> [Supplied data]:
## begin

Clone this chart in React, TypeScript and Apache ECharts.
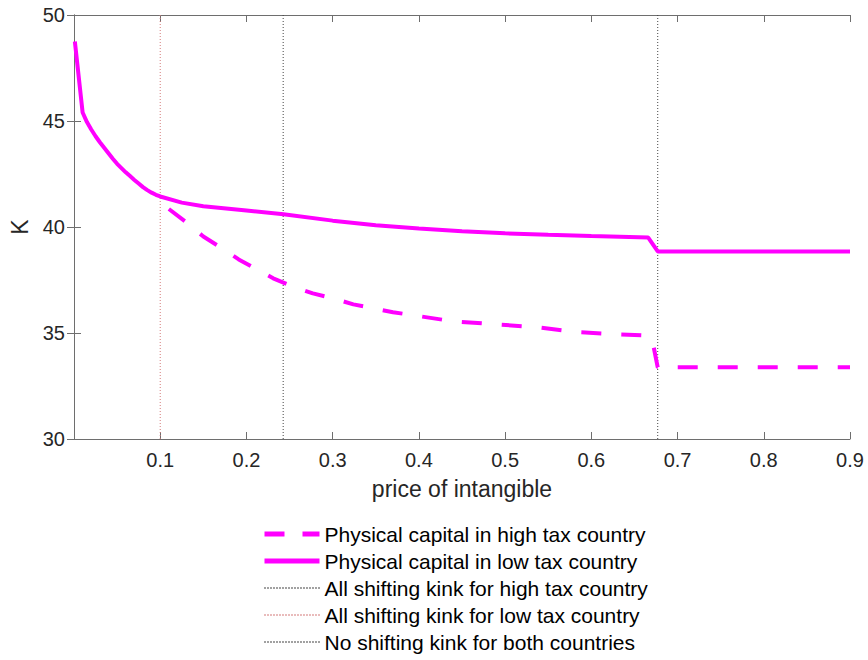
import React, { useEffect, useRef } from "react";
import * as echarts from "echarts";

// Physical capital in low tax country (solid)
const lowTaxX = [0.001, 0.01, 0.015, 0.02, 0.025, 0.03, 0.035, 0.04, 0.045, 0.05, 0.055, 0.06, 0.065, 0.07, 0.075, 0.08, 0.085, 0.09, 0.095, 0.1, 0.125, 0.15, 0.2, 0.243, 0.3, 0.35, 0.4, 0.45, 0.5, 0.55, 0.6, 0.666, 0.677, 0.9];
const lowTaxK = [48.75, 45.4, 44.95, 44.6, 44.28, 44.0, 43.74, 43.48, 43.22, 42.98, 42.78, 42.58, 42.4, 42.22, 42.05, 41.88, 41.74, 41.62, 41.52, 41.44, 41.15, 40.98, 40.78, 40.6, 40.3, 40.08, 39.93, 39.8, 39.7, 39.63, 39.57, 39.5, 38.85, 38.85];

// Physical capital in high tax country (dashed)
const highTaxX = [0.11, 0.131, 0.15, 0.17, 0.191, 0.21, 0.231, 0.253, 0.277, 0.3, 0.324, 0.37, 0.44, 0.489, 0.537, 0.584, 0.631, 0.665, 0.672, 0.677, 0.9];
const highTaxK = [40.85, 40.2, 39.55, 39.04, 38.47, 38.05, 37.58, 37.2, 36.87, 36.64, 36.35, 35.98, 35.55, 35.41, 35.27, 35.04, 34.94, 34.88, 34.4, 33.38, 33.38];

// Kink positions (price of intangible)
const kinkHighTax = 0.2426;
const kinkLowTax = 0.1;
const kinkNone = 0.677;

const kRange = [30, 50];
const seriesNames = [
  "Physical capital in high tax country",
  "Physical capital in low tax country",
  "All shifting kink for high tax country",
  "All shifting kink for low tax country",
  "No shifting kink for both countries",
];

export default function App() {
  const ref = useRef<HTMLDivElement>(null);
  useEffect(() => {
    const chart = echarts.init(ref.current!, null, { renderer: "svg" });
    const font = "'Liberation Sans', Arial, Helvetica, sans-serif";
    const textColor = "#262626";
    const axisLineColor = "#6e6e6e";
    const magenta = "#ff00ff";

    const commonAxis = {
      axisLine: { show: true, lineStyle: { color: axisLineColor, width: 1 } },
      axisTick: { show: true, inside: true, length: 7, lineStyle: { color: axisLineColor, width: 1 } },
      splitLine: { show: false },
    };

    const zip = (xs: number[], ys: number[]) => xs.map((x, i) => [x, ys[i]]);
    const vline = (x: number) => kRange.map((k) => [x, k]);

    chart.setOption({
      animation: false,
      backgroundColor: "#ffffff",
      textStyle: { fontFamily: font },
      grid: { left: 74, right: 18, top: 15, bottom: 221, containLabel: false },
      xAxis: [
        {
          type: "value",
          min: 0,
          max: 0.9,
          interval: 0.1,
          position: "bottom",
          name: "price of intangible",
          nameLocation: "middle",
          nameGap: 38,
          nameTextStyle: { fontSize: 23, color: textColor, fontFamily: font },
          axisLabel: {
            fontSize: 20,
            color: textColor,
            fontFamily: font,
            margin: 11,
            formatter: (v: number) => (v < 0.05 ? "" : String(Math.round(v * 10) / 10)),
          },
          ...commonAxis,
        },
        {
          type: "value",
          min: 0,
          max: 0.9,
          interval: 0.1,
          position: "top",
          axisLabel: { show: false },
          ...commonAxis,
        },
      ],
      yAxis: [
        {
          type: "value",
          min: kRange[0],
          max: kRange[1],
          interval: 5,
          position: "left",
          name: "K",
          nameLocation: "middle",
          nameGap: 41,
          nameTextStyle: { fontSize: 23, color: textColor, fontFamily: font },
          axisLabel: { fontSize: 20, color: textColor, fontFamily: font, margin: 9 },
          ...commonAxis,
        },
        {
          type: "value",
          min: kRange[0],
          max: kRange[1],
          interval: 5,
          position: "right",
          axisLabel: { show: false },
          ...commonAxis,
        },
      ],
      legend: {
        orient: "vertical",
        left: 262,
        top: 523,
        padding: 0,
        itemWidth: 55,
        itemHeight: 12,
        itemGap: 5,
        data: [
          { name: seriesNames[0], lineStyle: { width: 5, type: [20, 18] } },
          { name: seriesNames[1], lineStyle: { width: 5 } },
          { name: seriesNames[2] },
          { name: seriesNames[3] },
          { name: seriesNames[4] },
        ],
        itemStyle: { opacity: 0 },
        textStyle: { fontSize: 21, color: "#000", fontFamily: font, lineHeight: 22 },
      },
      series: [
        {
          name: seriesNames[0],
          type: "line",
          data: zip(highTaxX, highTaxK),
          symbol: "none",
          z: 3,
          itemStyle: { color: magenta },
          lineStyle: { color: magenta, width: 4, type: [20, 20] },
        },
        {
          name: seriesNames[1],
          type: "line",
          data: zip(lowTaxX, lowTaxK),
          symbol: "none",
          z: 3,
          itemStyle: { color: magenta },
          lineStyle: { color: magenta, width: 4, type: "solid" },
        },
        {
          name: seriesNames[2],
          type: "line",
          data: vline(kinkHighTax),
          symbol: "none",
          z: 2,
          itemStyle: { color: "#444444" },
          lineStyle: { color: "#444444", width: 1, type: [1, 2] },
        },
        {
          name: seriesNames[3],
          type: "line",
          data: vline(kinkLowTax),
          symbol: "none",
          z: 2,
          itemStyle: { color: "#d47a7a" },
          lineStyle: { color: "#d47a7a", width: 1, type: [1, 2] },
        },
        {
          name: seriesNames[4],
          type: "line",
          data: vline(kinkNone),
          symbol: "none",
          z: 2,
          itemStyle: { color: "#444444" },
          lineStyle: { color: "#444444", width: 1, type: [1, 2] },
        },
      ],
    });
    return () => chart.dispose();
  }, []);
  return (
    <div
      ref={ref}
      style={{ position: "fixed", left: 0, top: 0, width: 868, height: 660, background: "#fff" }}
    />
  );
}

## end

> [Task prompt]: Pictures are excluded; extract exactly the lines from the start of the data through the line that holds "import * as", both ends included.

> [Reply to the exercise]:
Clone this chart in React, TypeScript and Apache ECharts.
import React, { useEffect, useRef } from "react";
import * as echarts from "echarts";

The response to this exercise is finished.